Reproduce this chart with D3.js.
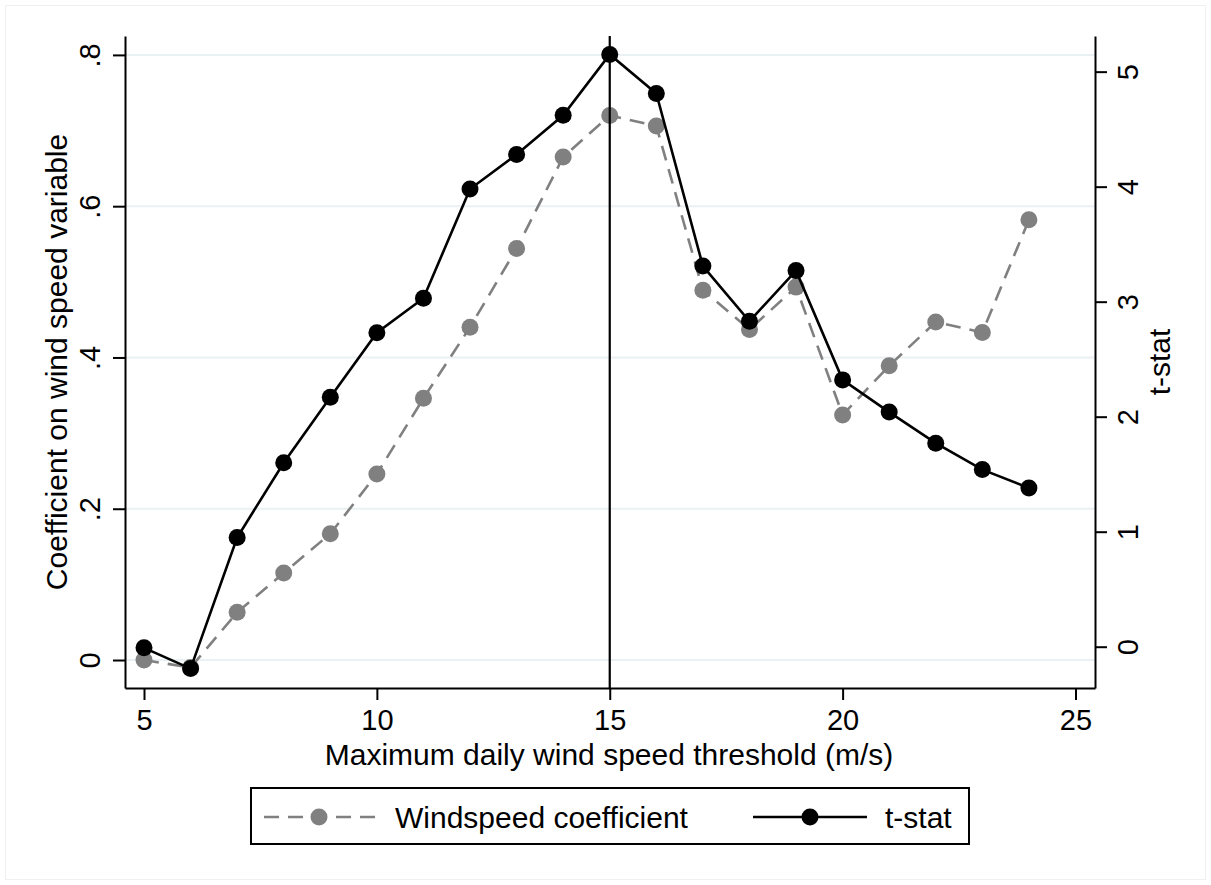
<!DOCTYPE html>
<html>
<head>
<meta charset="utf-8">
<script src="https://cdn.jsdelivr.net/npm/d3@7"></script>
<style>
  body { margin: 0; background: #fff; }
  text { font-family: "Liberation Sans", Arial, Helvetica, sans-serif; fill: #000; }
</style>
</head>
<body>
<div id="chart"></div>
<script>
// data
let thresholds = [5, 6, 7, 8, 9, 10, 11, 12, 13, 14, 15, 16, 17, 18, 19, 20, 21, 22, 23, 24];
let coefValues = [0.000, -0.010, 0.063, 0.115, 0.167, 0.246, 0.346, 0.440, 0.544, 0.665,
                  0.720, 0.706, 0.489, 0.437, 0.493, 0.324, 0.389, 0.447, 0.433, 0.582];
let tstatValues = [-0.01, -0.19, 0.95, 1.60, 2.17, 2.73, 3.03, 3.98, 4.28, 4.62,
                   5.15, 4.81, 3.31, 2.83, 3.27, 2.32, 2.04, 1.77, 1.54, 1.38];
let xTicks = [5, 10, 15, 20, 25];
let leftTicks = [0, 0.2, 0.4, 0.6, 0.8];
let rightTicks = [0, 1, 2, 3, 4, 5];
let markerLine = 15;
let seriesNames = ['Windspeed coefficient', 't-stat'];

let svgWidth = 1211;
let svgHeight = 885;

// plot region
let plot = { left: 125, right: 1095, top: 36, bottom: 688 };

let svg = d3.select('#chart').append('svg')
  .attr('width', svgWidth)
  .attr('height', svgHeight);

// faint outer frame
svg.append('rect')
  .attr('x', 5.5).attr('y', 5.5)
  .attr('width', svgWidth - 11).attr('height', svgHeight - 11)
  .attr('fill', 'none')
  .attr('stroke', '#f0f0f0')
  .attr('stroke-width', 1);

// scales
let xScale = d3.scaleLinear().domain([4.592, 25.419]).range([plot.left, plot.right]);
let yLeft = d3.scaleLinear().domain([-0.037, 0.825]).range([plot.bottom, plot.top]);
let yRight = d3.scaleLinear().domain([-0.359, 5.31]).range([plot.bottom, plot.top]);

// grid lines
svg.append('g').selectAll('line')
  .data(leftTicks)
  .enter()
  .append('line')
  .attr('x1', plot.left).attr('x2', plot.right)
  .attr('y1', d => yLeft(d)).attr('y2', d => yLeft(d))
  .attr('stroke', '#eaf1f3')
  .attr('stroke-width', 2);

let fmtLeft = d => d === 0 ? '0' : d3.format('.1f')(d).replace(/^0/, '');

// left axis
let leftAxis = svg.append('g')
  .attr('transform', `translate(${plot.left}, 0)`)
  .call(d3.axisLeft(yLeft).tickValues(leftTicks).tickFormat(fmtLeft).tickSize(12).tickSizeOuter(0));

leftAxis.selectAll('text')
  .attr('x', 0).attr('dy', null).attr('y', 0)
  .attr('text-anchor', 'middle')
  .attr('transform', 'translate(-25, 0) rotate(-90)');

// right axis
let rightAxis = svg.append('g')
  .attr('transform', `translate(${plot.right}, 0)`)
  .call(d3.axisRight(yRight).tickValues(rightTicks).tickFormat(d3.format('d')).tickSize(12).tickSizeOuter(0));

rightAxis.selectAll('text')
  .attr('x', 0).attr('dy', null).attr('y', 0)
  .attr('text-anchor', 'middle')
  .attr('transform', 'translate(43, 0) rotate(-90)');

// bottom axis
let bottomAxis = svg.append('g')
  .attr('transform', `translate(0, ${plot.bottom})`)
  .call(d3.axisBottom(xScale).tickValues(xTicks).tickFormat(d3.format('d')).tickSize(12).tickSizeOuter(0));

bottomAxis.selectAll('text')
  .attr('dy', null)
  .attr('y', 42);

[leftAxis, rightAxis, bottomAxis].forEach(ax => {
  ax.selectAll('text').attr('font-size', 29).attr('fill', '#000')
    .style('font-family', '"Liberation Sans", Arial, Helvetica, sans-serif');
  ax.selectAll('line').attr('stroke', '#000').attr('stroke-width', 2);
  ax.select('.domain').attr('stroke', '#000').attr('stroke-width', 2);
});

// axis titles
svg.append('text')
  .attr('transform', `translate(67, ${(plot.top + plot.bottom) / 2}) rotate(-90)`)
  .attr('text-anchor', 'middle')
  .attr('font-size', 30)
  .text('Coefficient on wind speed variable');

svg.append('text')
  .attr('transform', `translate(1170, ${(plot.top + plot.bottom) / 2}) rotate(-90)`)
  .attr('text-anchor', 'middle')
  .attr('font-size', 30)
  .text('t-stat');

svg.append('text')
  .attr('x', (plot.left + plot.right) / 2 - 1)
  .attr('y', 765)
  .attr('text-anchor', 'middle')
  .attr('font-size', 30)
  .text('Maximum daily wind speed threshold (m/s)');

// coefficient series (grey, dashed)
let coefData = thresholds.map((t, i) => ({ x: t, y: coefValues[i] }));
let tstatData = thresholds.map((t, i) => ({ x: t, y: tstatValues[i] }));

let coefLine = d3.line().x(d => xScale(d.x)).y(d => yLeft(d.y));
let tstatLine = d3.line().x(d => xScale(d.x)).y(d => yRight(d.y));

svg.append('path')
  .datum(coefData)
  .attr('d', coefLine)
  .attr('fill', 'none')
  .attr('stroke', '#808080')
  .attr('stroke-width', 2.6)
  .attr('stroke-dasharray', '15,9');

svg.append('g').selectAll('circle')
  .data(coefData)
  .enter()
  .append('circle')
  .attr('cx', d => xScale(d.x))
  .attr('cy', d => yLeft(d.y))
  .attr('r', 8.5)
  .attr('fill', '#808080');

// t-stat series (black, solid)
svg.append('path')
  .datum(tstatData)
  .attr('d', tstatLine)
  .attr('fill', 'none')
  .attr('stroke', '#000')
  .attr('stroke-width', 2.6);

svg.append('g').selectAll('circle')
  .data(tstatData)
  .enter()
  .append('circle')
  .attr('cx', d => xScale(d.x))
  .attr('cy', d => yRight(d.y))
  .attr('r', 8.5)
  .attr('fill', '#000');

// vertical reference line
svg.append('line')
  .attr('x1', xScale(markerLine)).attr('x2', xScale(markerLine))
  .attr('y1', plot.top).attr('y2', plot.bottom)
  .attr('stroke', '#000')
  .attr('stroke-width', 2.2);

// legend
let legend = svg.append('g');
legend.append('rect')
  .attr('x', 251).attr('y', 788)
  .attr('width', 718).attr('height', 56)
  .attr('fill', '#fff')
  .attr('stroke', '#000')
  .attr('stroke-width', 2);

legend.append('line')
  .attr('x1', 264).attr('x2', 377)
  .attr('y1', 817).attr('y2', 817)
  .attr('stroke', '#808080')
  .attr('stroke-width', 2.6)
  .attr('stroke-dasharray', '15,9');
legend.append('circle')
  .attr('cx', 319).attr('cy', 817).attr('r', 8.5)
  .attr('fill', '#808080');
legend.append('text')
  .attr('x', 395).attr('y', 828)
  .attr('font-size', 30)
  .text(seriesNames[0]);

legend.append('line')
  .attr('x1', 753).attr('x2', 867)
  .attr('y1', 817).attr('y2', 817)
  .attr('stroke', '#000')
  .attr('stroke-width', 2.6);
legend.append('circle')
  .attr('cx', 810).attr('cy', 817).attr('r', 8.5)
  .attr('fill', '#000');
legend.append('text')
  .attr('x', 885).attr('y', 828)
  .attr('font-size', 30)
  .text(seriesNames[1]);
</script>
</body>
</html>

## WORK REQUIRED:
Copy out all the data exactly; skip the pictures.

## SOLUTION BELOW:
Reproduce this chart with D3.js.
<!DOCTYPE html>
<html>
<head>
<meta charset="utf-8">
<script src="https://cdn.jsdelivr.net/npm/d3@7"></script>
<style>
  body { margin: 0; background: #fff; }
  text { font-family: "Liberation Sans", Arial, Helvetica, sans-serif; fill: #000; }
</style>
</head>
<body>
<div id="chart"></div>
<script>
// data
let thresholds = [5, 6, 7, 8, 9, 10, 11, 12, 13, 14, 15, 16, 17, 18, 19, 20, 21, 22, 23, 24];
let coefValues = [0.000, -0.010, 0.063, 0.115, 0.167, 0.246, 0.346, 0.440, 0.544, 0.665,
                  0.720, 0.706, 0.489, 0.437, 0.493, 0.324, 0.389, 0.447, 0.433, 0.582];
let tstatValues = [-0.01, -0.19, 0.95, 1.60, 2.17, 2.73, 3.03, 3.98, 4.28, 4.62,
                   5.15, 4.81, 3.31, 2.83, 3.27, 2.32, 2.04, 1.77, 1.54, 1.38];
let xTicks = [5, 10, 15, 20, 25];
let leftTicks = [0, 0.2, 0.4, 0.6, 0.8];
let rightTicks = [0, 1, 2, 3, 4, 5];
let markerLine = 15;
let seriesNames = ['Windspeed coefficient', 't-stat'];

let svgWidth = 1211;
let svgHeight = 885;

// plot region
let plot = { left: 125, right: 1095, top: 36, bottom: 688 };

let svg = d3.select('#chart').append('svg')
  .attr('width', svgWidth)
  .attr('height', svgHeight);

// faint outer frame
svg.append('rect')
  .attr('x', 5.5).attr('y', 5.5)
  .attr('width', svgWidth - 11).attr('height', svgHeight - 11)
  .attr('fill', 'none')
  .attr('stroke', '#f0f0f0')
  .attr('stroke-width', 1);

// scales
let xScale = d3.scaleLinear().domain([4.592, 25.419]).range([plot.left, plot.right]);
let yLeft = d3.scaleLinear().domain([-0.037, 0.825]).range([plot.bottom, plot.top]);
let yRight = d3.scaleLinear().domain([-0.359, 5.31]).range([plot.bottom, plot.top]);

// grid lines
svg.append('g').selectAll('line')
  .data(leftTicks)
  .enter()
  .append('line')
  .attr('x1', plot.left).attr('x2', plot.right)
  .attr('y1', d => yLeft(d)).attr('y2', d => yLeft(d))
  .attr('stroke', '#eaf1f3')
  .attr('stroke-width', 2);

let fmtLeft = d => d === 0 ? '0' : d3.format('.1f')(d).replace(/^0/, '');

// left axis
let leftAxis = svg.append('g')
  .attr('transform', `translate(${plot.left}, 0)`)
  .call(d3.axisLeft(yLeft).tickValues(leftTicks).tickFormat(fmtLeft).tickSize(12).tickSizeOuter(0));

leftAxis.selectAll('text')
  .attr('x', 0).attr('dy', null).attr('y', 0)
  .attr('text-anchor', 'middle')
  .attr('transform', 'translate(-25, 0) rotate(-90)');

// right axis
let rightAxis = svg.append('g')
  .attr('transform', `translate(${plot.right}, 0)`)
  .call(d3.axisRight(yRight).tickValues(rightTicks).tickFormat(d3.format('d')).tickSize(12).tickSizeOuter(0));

rightAxis.selectAll('text')
  .attr('x', 0).attr('dy', null).attr('y', 0)
  .attr('text-anchor', 'middle')
  .attr('transform', 'translate(43, 0) rotate(-90)');

// bottom axis
let bottomAxis = svg.append('g')
  .attr('transform', `translate(0, ${plot.bottom})`)
  .call(d3.axisBottom(xScale).tickValues(xTicks).tickFormat(d3.format('d')).tickSize(12).tickSizeOuter(0));

bottomAxis.selectAll('text')
  .attr('dy', null)
  .attr('y', 42);

[leftAxis, rightAxis, bottomAxis].forEach(ax => {
  ax.selectAll('text').attr('font-size', 29).attr('fill', '#000')
    .style('font-family', '"Liberation Sans", Arial, Helvetica, sans-serif');
  ax.selectAll('line').attr('stroke', '#000').attr('stroke-width', 2);
  ax.select('.domain').attr('stroke', '#000').attr('stroke-width', 2);
});

// axis titles
svg.append('text')
  .attr('transform', `translate(67, ${(plot.top + plot.bottom) / 2}) rotate(-90)`)
  .attr('text-anchor', 'middle')
  .attr('font-size', 30)
  .text('Coefficient on wind speed variable');

svg.append('text')
  .attr('transform', `translate(1170, ${(plot.top + plot.bottom) / 2}) rotate(-90)`)
  .attr('text-anchor', 'middle')
  .attr('font-size', 30)
  .text('t-stat');

svg.append('text')
  .attr('x', (plot.left + plot.right) / 2 - 1)
  .attr('y', 765)
  .attr('text-anchor', 'middle')
  .attr('font-size', 30)
  .text('Maximum daily wind speed threshold (m/s)');

// coefficient series (grey, dashed)
let coefData = thresholds.map((t, i) => ({ x: t, y: coefValues[i] }));
let tstatData = thresholds.map((t, i) => ({ x: t, y: tstatValues[i] }));

let coefLine = d3.line().x(d => xScale(d.x)).y(d => yLeft(d.y));
let tstatLine = d3.line().x(d => xScale(d.x)).y(d => yRight(d.y));

svg.append('path')
  .datum(coefData)
  .attr('d', coefLine)
  .attr('fill', 'none')
  .attr('stroke', '#808080')
  .attr('stroke-width', 2.6)
  .attr('stroke-dasharray', '15,9');

svg.append('g').selectAll('circle')
  .data(coefData)
  .enter()
  .append('circle')
  .attr('cx', d => xScale(d.x))
  .attr('cy', d => yLeft(d.y))
  .attr('r', 8.5)
  .attr('fill', '#808080');

// t-stat series (black, solid)
svg.append('path')
  .datum(tstatData)
  .attr('d', tstatLine)
  .attr('fill', 'none')
  .attr('stroke', '#000')
  .attr('stroke-width', 2.6);

svg.append('g').selectAll('circle')
  .data(tstatData)
  .enter()
  .append('circle')
  .attr('cx', d => xScale(d.x))
  .attr('cy', d => yRight(d.y))
  .attr('r', 8.5)
  .attr('fill', '#000');

// vertical reference line
svg.append('line')
  .attr('x1', xScale(markerLine)).attr('x2', xScale(markerLine))
  .attr('y1', plot.top).attr('y2', plot.bottom)
  .attr('stroke', '#000')
  .attr('stroke-width', 2.2);

// legend
let legend = svg.append('g');
legend.append('rect')
  .attr('x', 251).attr('y', 788)
  .attr('width', 718).attr('height', 56)
  .attr('fill', '#fff')
  .attr('stroke', '#000')
  .attr('stroke-width', 2);

legend.append('line')
  .attr('x1', 264).attr('x2', 377)
  .attr('y1', 817).attr('y2', 817)
  .attr('stroke', '#808080')
  .attr('stroke-width', 2.6)
  .attr('stroke-dasharray', '15,9');
legend.append('circle')
  .attr('cx', 319).attr('cy', 817).attr('r', 8.5)
  .attr('fill', '#808080');
legend.append('text')
  .attr('x', 395).attr('y', 828)
  .attr('font-size', 30)
  .text(seriesNames[0]);

legend.append('line')
  .attr('x1', 753).attr('x2', 867)
  .attr('y1', 817).attr('y2', 817)
  .attr('stroke', '#000')
  .attr('stroke-width', 2.6);
legend.append('circle')
  .attr('cx', 810).attr('cy', 817).attr('r', 8.5)
  .attr('fill', '#000');
legend.append('text')
  .attr('x', 885).attr('y', 828)
  .attr('font-size', 30)
  .text(seriesNames[1]);
</script>
</body>
</html>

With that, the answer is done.